Aim: Your task is to repeat all of the data exactly while excluding the pictures.
--- start ---
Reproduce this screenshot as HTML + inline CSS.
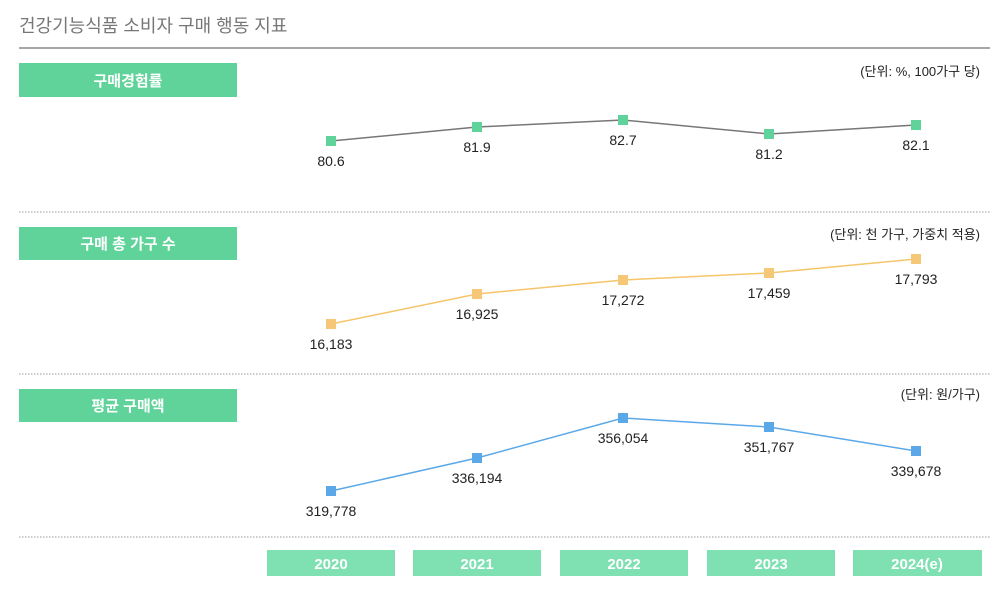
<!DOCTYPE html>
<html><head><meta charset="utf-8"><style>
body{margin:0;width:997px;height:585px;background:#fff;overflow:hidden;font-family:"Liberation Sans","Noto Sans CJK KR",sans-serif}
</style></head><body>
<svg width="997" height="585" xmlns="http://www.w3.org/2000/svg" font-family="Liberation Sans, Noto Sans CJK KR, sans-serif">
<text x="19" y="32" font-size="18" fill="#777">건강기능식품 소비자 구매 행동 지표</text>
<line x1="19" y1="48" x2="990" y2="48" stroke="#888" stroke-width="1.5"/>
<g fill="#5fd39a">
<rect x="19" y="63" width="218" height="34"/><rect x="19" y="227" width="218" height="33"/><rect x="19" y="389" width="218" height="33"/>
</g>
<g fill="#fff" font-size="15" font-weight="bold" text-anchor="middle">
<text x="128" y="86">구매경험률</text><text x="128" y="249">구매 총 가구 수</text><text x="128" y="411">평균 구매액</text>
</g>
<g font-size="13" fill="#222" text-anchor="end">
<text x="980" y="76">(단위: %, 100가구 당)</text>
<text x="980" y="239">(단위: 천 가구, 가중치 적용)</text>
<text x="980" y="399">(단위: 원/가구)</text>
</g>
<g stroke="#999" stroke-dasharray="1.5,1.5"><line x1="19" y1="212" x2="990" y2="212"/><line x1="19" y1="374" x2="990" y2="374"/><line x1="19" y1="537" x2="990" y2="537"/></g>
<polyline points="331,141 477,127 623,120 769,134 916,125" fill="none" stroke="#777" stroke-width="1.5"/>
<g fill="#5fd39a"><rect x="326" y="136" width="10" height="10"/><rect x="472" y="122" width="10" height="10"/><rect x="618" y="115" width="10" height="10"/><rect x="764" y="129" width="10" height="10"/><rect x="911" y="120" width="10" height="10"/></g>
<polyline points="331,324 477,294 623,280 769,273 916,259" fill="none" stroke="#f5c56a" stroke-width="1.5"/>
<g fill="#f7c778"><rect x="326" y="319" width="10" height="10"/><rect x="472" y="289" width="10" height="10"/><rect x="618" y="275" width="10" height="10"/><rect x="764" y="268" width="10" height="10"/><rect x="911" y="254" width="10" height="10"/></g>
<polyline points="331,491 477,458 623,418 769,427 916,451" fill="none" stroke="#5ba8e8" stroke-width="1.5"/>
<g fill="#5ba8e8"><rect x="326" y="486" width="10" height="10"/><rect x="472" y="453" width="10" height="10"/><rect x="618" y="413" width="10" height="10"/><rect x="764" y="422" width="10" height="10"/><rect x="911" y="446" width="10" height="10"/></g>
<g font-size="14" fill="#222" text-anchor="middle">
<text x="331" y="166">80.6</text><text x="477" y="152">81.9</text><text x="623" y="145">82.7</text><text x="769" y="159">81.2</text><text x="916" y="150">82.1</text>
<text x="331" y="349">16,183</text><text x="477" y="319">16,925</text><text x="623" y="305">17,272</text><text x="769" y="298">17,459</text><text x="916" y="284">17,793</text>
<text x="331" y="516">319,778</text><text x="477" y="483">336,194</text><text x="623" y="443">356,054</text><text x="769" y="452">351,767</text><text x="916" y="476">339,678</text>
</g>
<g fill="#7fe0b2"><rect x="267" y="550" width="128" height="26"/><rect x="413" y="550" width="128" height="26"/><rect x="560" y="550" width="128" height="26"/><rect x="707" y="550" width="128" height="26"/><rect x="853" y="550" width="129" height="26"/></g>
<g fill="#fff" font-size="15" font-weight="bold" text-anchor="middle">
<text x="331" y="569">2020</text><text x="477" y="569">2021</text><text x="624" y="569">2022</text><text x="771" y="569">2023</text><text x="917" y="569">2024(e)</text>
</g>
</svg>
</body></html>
--- end ---
Written solution:
Reproduce this screenshot as HTML + inline CSS.
<!DOCTYPE html>
<html><head><meta charset="utf-8"><style>
body{margin:0;width:997px;height:585px;background:#fff;overflow:hidden;font-family:"Liberation Sans","Noto Sans CJK KR",sans-serif}
</style></head><body>
<svg width="997" height="585" xmlns="http://www.w3.org/2000/svg" font-family="Liberation Sans, Noto Sans CJK KR, sans-serif">
<text x="19" y="32" font-size="18" fill="#777">건강기능식품 소비자 구매 행동 지표</text>
<line x1="19" y1="48" x2="990" y2="48" stroke="#888" stroke-width="1.5"/>
<g fill="#5fd39a">
<rect x="19" y="63" width="218" height="34"/><rect x="19" y="227" width="218" height="33"/><rect x="19" y="389" width="218" height="33"/>
</g>
<g fill="#fff" font-size="15" font-weight="bold" text-anchor="middle">
<text x="128" y="86">구매경험률</text><text x="128" y="249">구매 총 가구 수</text><text x="128" y="411">평균 구매액</text>
</g>
<g font-size="13" fill="#222" text-anchor="end">
<text x="980" y="76">(단위: %, 100가구 당)</text>
<text x="980" y="239">(단위: 천 가구, 가중치 적용)</text>
<text x="980" y="399">(단위: 원/가구)</text>
</g>
<g stroke="#999" stroke-dasharray="1.5,1.5"><line x1="19" y1="212" x2="990" y2="212"/><line x1="19" y1="374" x2="990" y2="374"/><line x1="19" y1="537" x2="990" y2="537"/></g>
<polyline points="331,141 477,127 623,120 769,134 916,125" fill="none" stroke="#777" stroke-width="1.5"/>
<g fill="#5fd39a"><rect x="326" y="136" width="10" height="10"/><rect x="472" y="122" width="10" height="10"/><rect x="618" y="115" width="10" height="10"/><rect x="764" y="129" width="10" height="10"/><rect x="911" y="120" width="10" height="10"/></g>
<polyline points="331,324 477,294 623,280 769,273 916,259" fill="none" stroke="#f5c56a" stroke-width="1.5"/>
<g fill="#f7c778"><rect x="326" y="319" width="10" height="10"/><rect x="472" y="289" width="10" height="10"/><rect x="618" y="275" width="10" height="10"/><rect x="764" y="268" width="10" height="10"/><rect x="911" y="254" width="10" height="10"/></g>
<polyline points="331,491 477,458 623,418 769,427 916,451" fill="none" stroke="#5ba8e8" stroke-width="1.5"/>
<g fill="#5ba8e8"><rect x="326" y="486" width="10" height="10"/><rect x="472" y="453" width="10" height="10"/><rect x="618" y="413" width="10" height="10"/><rect x="764" y="422" width="10" height="10"/><rect x="911" y="446" width="10" height="10"/></g>
<g font-size="14" fill="#222" text-anchor="middle">
<text x="331" y="166">80.6</text><text x="477" y="152">81.9</text><text x="623" y="145">82.7</text><text x="769" y="159">81.2</text><text x="916" y="150">82.1</text>
<text x="331" y="349">16,183</text><text x="477" y="319">16,925</text><text x="623" y="305">17,272</text><text x="769" y="298">17,459</text><text x="916" y="284">17,793</text>
<text x="331" y="516">319,778</text><text x="477" y="483">336,194</text><text x="623" y="443">356,054</text><text x="769" y="452">351,767</text><text x="916" y="476">339,678</text>
</g>
<g fill="#7fe0b2"><rect x="267" y="550" width="128" height="26"/><rect x="413" y="550" width="128" height="26"/><rect x="560" y="550" width="128" height="26"/><rect x="707" y="550" width="128" height="26"/><rect x="853" y="550" width="129" height="26"/></g>
<g fill="#fff" font-size="15" font-weight="bold" text-anchor="middle">
<text x="331" y="569">2020</text><text x="477" y="569">2021</text><text x="624" y="569">2022</text><text x="771" y="569">2023</text><text x="917" y="569">2024(e)</text>
</g>
</svg>
</body></html>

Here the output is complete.